A man drives his car holding a poster with pictures of the Cuban Five, celebrating their freedom, in Havana, Cuba, Dec. 17, 2014.

A man drives his car holding a poster with pictures of the Cuban Five, celebrating their freedom, in Havana, Cuba, Dec. 17, 2014.

A U.S. State Department official said a January meeting that had been previously scheduled with Cuban officials in Havana is being expanded and moved to a higher level of diplomacy.

Assistant Secretary of State Roberta Jacobson announced the change in a Thursday briefing as she shed more light on the process for restoring relations with Cuba.

Jacobson said she will travel to Havana for the talks, which she expects will take place in late January.

She said a meeting that was originally a periodic review of Cuba-U.S. migration will now include talks on restoring diplomatic relations.

“That process is relatively straightforward, frankly, from a legal perspective,” Jacobson added.

She said the first step in the process has already occurred - the U.S. and Cuba have agreed to begin the work of restoring ties.

“We can do that via an exchange of letters or of notes.

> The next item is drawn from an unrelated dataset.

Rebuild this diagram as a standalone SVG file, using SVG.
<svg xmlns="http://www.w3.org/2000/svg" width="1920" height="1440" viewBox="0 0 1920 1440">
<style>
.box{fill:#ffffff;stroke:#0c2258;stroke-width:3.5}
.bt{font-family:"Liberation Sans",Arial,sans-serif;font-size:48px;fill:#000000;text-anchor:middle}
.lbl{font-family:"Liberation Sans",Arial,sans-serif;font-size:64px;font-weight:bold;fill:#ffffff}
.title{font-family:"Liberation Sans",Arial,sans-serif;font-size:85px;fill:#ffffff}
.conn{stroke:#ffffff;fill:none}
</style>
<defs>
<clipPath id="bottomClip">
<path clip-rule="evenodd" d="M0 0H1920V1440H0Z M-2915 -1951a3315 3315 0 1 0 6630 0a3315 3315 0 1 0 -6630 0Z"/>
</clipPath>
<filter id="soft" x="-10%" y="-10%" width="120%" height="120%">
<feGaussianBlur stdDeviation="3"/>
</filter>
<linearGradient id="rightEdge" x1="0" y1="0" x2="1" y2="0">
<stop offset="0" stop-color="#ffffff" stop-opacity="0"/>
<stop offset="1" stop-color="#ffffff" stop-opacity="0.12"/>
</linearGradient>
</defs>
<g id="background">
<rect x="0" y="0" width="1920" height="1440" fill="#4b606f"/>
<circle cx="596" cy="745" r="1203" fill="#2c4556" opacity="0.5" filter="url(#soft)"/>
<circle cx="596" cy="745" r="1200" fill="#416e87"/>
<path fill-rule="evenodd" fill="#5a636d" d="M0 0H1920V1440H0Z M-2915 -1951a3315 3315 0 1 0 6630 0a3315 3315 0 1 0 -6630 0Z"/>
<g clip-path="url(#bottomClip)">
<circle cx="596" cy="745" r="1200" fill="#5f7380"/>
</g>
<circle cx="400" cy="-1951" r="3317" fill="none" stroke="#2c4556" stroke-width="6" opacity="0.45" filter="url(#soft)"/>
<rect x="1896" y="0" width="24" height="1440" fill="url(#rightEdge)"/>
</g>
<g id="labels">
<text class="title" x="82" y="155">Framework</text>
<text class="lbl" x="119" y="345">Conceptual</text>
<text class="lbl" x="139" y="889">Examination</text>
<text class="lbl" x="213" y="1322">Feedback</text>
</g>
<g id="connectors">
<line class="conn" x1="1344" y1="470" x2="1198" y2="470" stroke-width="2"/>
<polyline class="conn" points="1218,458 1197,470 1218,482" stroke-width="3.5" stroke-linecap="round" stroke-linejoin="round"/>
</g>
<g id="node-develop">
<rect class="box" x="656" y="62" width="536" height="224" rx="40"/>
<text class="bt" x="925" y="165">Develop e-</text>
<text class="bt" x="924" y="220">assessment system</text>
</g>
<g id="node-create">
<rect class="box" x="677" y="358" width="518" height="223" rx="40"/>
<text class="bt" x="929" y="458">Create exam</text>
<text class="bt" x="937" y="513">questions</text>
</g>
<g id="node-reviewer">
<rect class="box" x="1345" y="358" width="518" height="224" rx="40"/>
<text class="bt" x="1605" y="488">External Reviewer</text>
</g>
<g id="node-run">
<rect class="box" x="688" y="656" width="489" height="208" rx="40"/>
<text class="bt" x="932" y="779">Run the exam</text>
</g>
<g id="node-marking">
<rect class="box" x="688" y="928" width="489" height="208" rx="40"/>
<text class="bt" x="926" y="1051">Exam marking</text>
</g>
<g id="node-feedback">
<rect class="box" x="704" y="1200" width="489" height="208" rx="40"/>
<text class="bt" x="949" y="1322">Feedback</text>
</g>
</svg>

It doesn’t require a formal sort of legal treaty or agreement,” Jacobson said.

She said U.S. diplomats in Cuba would transition from being under Swiss protection.

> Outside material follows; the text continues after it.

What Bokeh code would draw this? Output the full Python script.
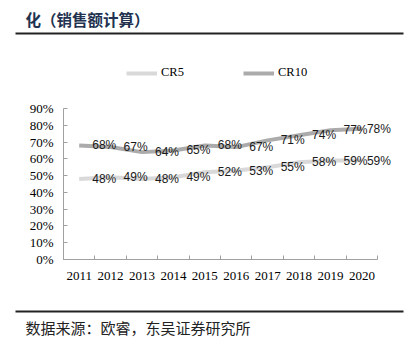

“It requires us also terminating the 53-year-old agreement that we have had with the Swiss government as our protecting power and the same for the Cubans,” she said.

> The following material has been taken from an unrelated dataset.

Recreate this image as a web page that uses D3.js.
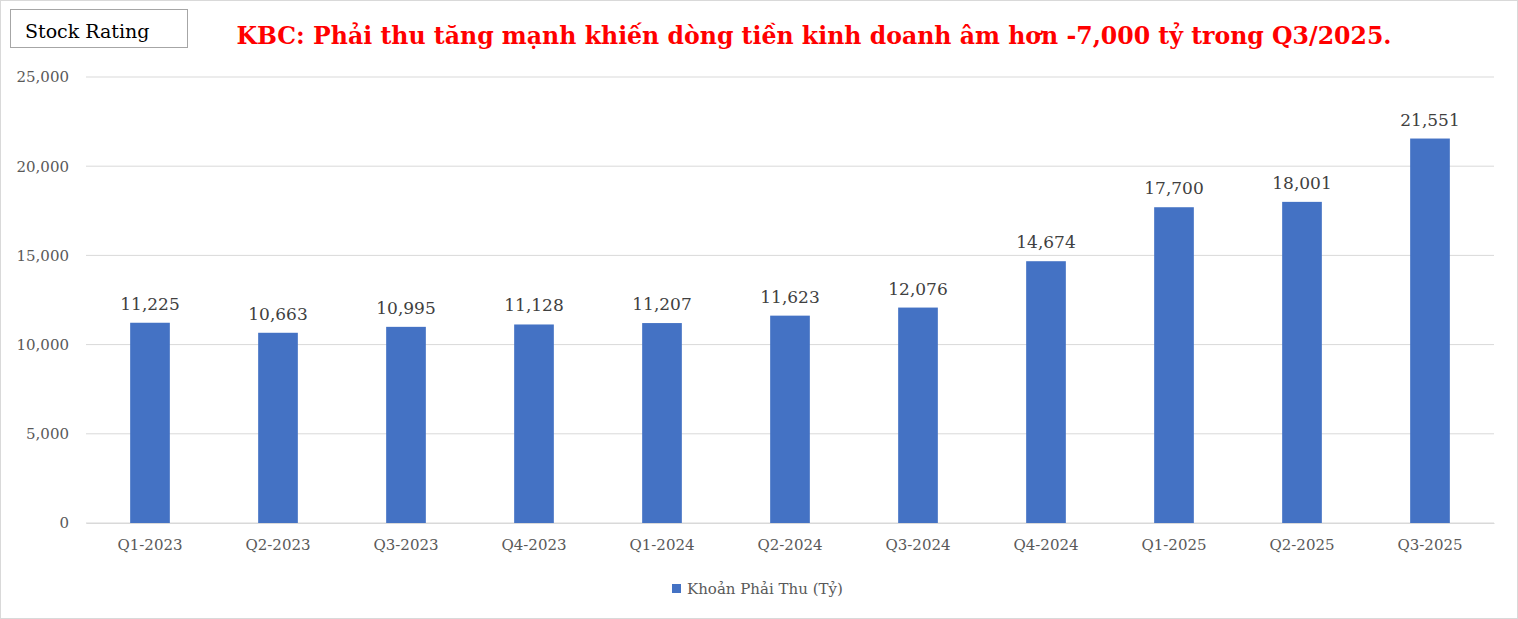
<!DOCTYPE html>
<html><head><meta charset="utf-8">
<script src="https://cdn.jsdelivr.net/npm/d3@7"></script>
<style>body{margin:0;background:#fff}svg{display:block}</style>
</head><body>
<script>
var quarters = ['Q1-2023','Q2-2023','Q3-2023','Q4-2023','Q1-2024','Q2-2024','Q3-2024','Q4-2024','Q1-2025','Q2-2025','Q3-2025'];
var receivables = [11225,10663,10995,11128,11207,11623,12076,14674,17700,18001,21551];
var yTicks = [0,5000,10000,15000,20000,25000];

var width = 1518, height = 619,
    margin = {top: 77, right: 24, bottom: 96, left: 86},
    font = '"DejaVu Serif", "Liberation Serif", serif';

var svg = d3.select('body').append('svg').attr('width', width).attr('height', height);
svg.append('rect').attr('x',0.5).attr('y',0.5).attr('width',width-1).attr('height',height-1)
    .attr('fill','#fff').attr('stroke','#d9d9d9');

var x = d3.scaleBand().domain(quarters).range([margin.left, width - margin.right]).paddingInner(0.69).paddingOuter(0.345);
var y = d3.scaleLinear().domain([0,25000]).range([height - margin.bottom, margin.top]);
var fmt = d3.format(',');

// gridlines
svg.append('g').selectAll('line').data(yTicks).enter().append('line')
    .attr('x1', margin.left).attr('x2', width - margin.right)
    .attr('y1', function(d){ return y(d); }).attr('y2', function(d){ return y(d); })
    .attr('stroke','#d9d9d9').attr('stroke-width',1);

var yAxis = svg.append('g').attr('transform','translate(' + (margin.left - 14) + ',0)')
    .call(d3.axisLeft(y).tickValues(yTicks).tickFormat(fmt).tickSize(0));
yAxis.select('.domain').remove();
yAxis.selectAll('text').attr('fill','#595959').style('font-family',font).style('font-size','15px');

var xAxis = svg.append('g').attr('transform','translate(0,' + (height - margin.bottom) + ')')
    .call(d3.axisBottom(x).tickSize(0).tickPadding(16));
xAxis.select('.domain').attr('stroke','#d9d9d9');
xAxis.selectAll('text').attr('fill','#595959').style('font-family',font).style('font-size','15px');

svg.append('g').selectAll('rect').data(receivables).enter().append('rect')
    .attr('x', function(d,i){ return x(quarters[i]); })
    .attr('y', function(d){ return y(d); })
    .attr('width', x.bandwidth())
    .attr('height', function(d){ return y(0) - y(d); })
    .attr('fill','#4472c4');

svg.append('g').selectAll('text').data(receivables).enter().append('text')
    .attr('x', function(d,i){ return x(quarters[i]) + x.bandwidth()/2; })
    .attr('y', function(d){ return y(d) - 13; })
    .attr('text-anchor','middle').attr('fill','#404040')
    .style('font-family',font).style('font-size','17px')
    .text(function(d){ return fmt(d); });

// legend
svg.append('rect').attr('x',672).attr('y',584).attr('width',9).attr('height',9).attr('fill','#4472c4');
svg.append('text').attr('x',687).attr('y',594).attr('fill','#595959')
    .style('font-family',font).style('font-size','15px').text('Khoản Phải Thu (Tỷ)');

// title box
svg.append('rect').attr('x',10.5).attr('y',9.5).attr('width',177).attr('height',38)
    .attr('fill','#fff').attr('stroke','#a6a6a6');
svg.append('text').attr('x',25).attr('y',38).attr('fill','#000')
    .style('font-family',font).style('font-size','19px').text('Stock Rating');

svg.append('text').attr('x',814).attr('y',44).attr('text-anchor','middle').attr('fill','#ff0000')
    .style('font-family',font).style('font-size','23.6px').style('font-weight','bold')
    .text('KBC: Phải thu tăng mạnh khiến dòng tiền kinh doanh âm hơn -7,000 tỷ trong Q3/2025.');
</script>
</body></html>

Also, the U.S. will begin a review of Cuba’s designation as a state sponsor of terrorism.

“We have to review the record of Cuba...and ensure they have not been participants or supported acts of terrorism over the last six months," Jacobson said. "We have to look at whether they have renounced the use of terrorism.”

Jacobson also addressed the objections to restoring ties with Cuba that have been raised by some members of Congress, who have threatened to block funding for an embassy.

“The status of our diplomatic relationship in terms from going from not having diplomatic relations to having full diplomatic relations, we believe, is entirely constitutionally the president’s right and responsibility, “ she said.

Jacobson, however, added that the issue of funding belongs to Congress and what she described as the “power of the purse.”